— BEGIN Information supplied —

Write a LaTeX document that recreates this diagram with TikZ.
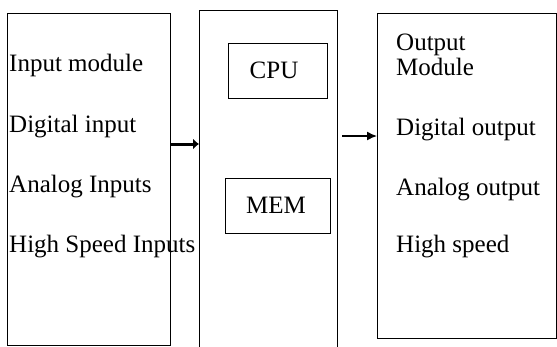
\documentclass[tikz,border=0pt]{standalone}
\usepackage{fontspec}
\setmainfont{Liberation Serif}
\usetikzlibrary{arrows.meta}
\begin{document}
\begin{tikzpicture}[x=1pt,y=-1pt,
  box/.style={draw,line width=1pt,minimum width=#1,inner sep=0pt,anchor=north west},
  lbl/.style={anchor=base west,inner sep=0pt,font=\fontsize{25}{30}\selectfont},
  clbl/.style={anchor=base,inner sep=0pt,font=\fontsize{25}{30}\selectfont}]
\useasboundingbox (0,0) rectangle (557,346);
% outer boxes
\node[box=163pt,minimum height=332pt] (left) at (7,13) {};
\node[inner sep=0pt,minimum width=138pt,minimum height=340pt,anchor=north west] (mid) at (199,10) {};
\draw[line width=1pt] (mid.south west) -- (mid.north west) -- (mid.north east) -- (mid.south east);
\node[box=179pt,minimum height=325pt] (right) at (377,13) {};
\node[box=99pt,minimum height=55pt] (cpu) at (228,43) {};
\node[box=105pt,minimum height=55pt] (mem) at (225,178) {};
% texts
\node[lbl] (t1) at (9,71) {Input module};
\node[lbl] (t2) at (9,132) {Digital input};
\node[lbl] (t3) at (9,192) {Analog Inputs};
\node[lbl] (t4) at (9,252) {High Speed Inputs};
\node[clbl] (tc) at (274,78) {CPU};
\node[clbl] (tm) at (276,213) {MEM};
\node[lbl] (o1) at (396,50) {Output};
\node[lbl] (o2) at (396,75) {Module};
\node[lbl] (o3) at (396,135) {Digital output};
\node[lbl] (o4) at (396,195) {Analog output};
\node[lbl] (o5) at (396,252) {High speed};
% arrows
\coordinate (a1) at (0,144);
\coordinate (a2) at (342,136);
\draw[line width=3pt,-{Latex[length=6pt,width=11pt]}] (left.east |- a1) -- (mid.west |- a1);
\draw[line width=1.4pt,-{Latex[length=10pt,width=9pt]}] (a2) -- (right.west |- a2);
\end{tikzpicture}
\end{document}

— END Information supplied —

Stated goal – Exclude the images, then output the data above word for word.

Answer –
Write a LaTeX document that recreates this diagram with TikZ.
\documentclass[tikz,border=0pt]{standalone}
\usepackage{fontspec}
\setmainfont{Liberation Serif}
\usetikzlibrary{arrows.meta}
\begin{document}
\begin{tikzpicture}[x=1pt,y=-1pt,
  box/.style={draw,line width=1pt,minimum width=#1,inner sep=0pt,anchor=north west},
  lbl/.style={anchor=base west,inner sep=0pt,font=\fontsize{25}{30}\selectfont},
  clbl/.style={anchor=base,inner sep=0pt,font=\fontsize{25}{30}\selectfont}]
\useasboundingbox (0,0) rectangle (557,346);
% outer boxes
\node[box=163pt,minimum height=332pt] (left) at (7,13) {};
\node[inner sep=0pt,minimum width=138pt,minimum height=340pt,anchor=north west] (mid) at (199,10) {};
\draw[line width=1pt] (mid.south west) -- (mid.north west) -- (mid.north east) -- (mid.south east);
\node[box=179pt,minimum height=325pt] (right) at (377,13) {};
\node[box=99pt,minimum height=55pt] (cpu) at (228,43) {};
\node[box=105pt,minimum height=55pt] (mem) at (225,178) {};
% texts
\node[lbl] (t1) at (9,71) {Input module};
\node[lbl] (t2) at (9,132) {Digital input};
\node[lbl] (t3) at (9,192) {Analog Inputs};
\node[lbl] (t4) at (9,252) {High Speed Inputs};
\node[clbl] (tc) at (274,78) {CPU};
\node[clbl] (tm) at (276,213) {MEM};
\node[lbl] (o1) at (396,50) {Output};
\node[lbl] (o2) at (396,75) {Module};
\node[lbl] (o3) at (396,135) {Digital output};
\node[lbl] (o4) at (396,195) {Analog output};
\node[lbl] (o5) at (396,252) {High speed};
% arrows
\coordinate (a1) at (0,144);
\coordinate (a2) at (342,136);
\draw[line width=3pt,-{Latex[length=6pt,width=11pt]}] (left.east |- a1) -- (mid.west |- a1);
\draw[line width=1.4pt,-{Latex[length=10pt,width=9pt]}] (a2) -- (right.west |- a2);
\end{tikzpicture}
\end{document}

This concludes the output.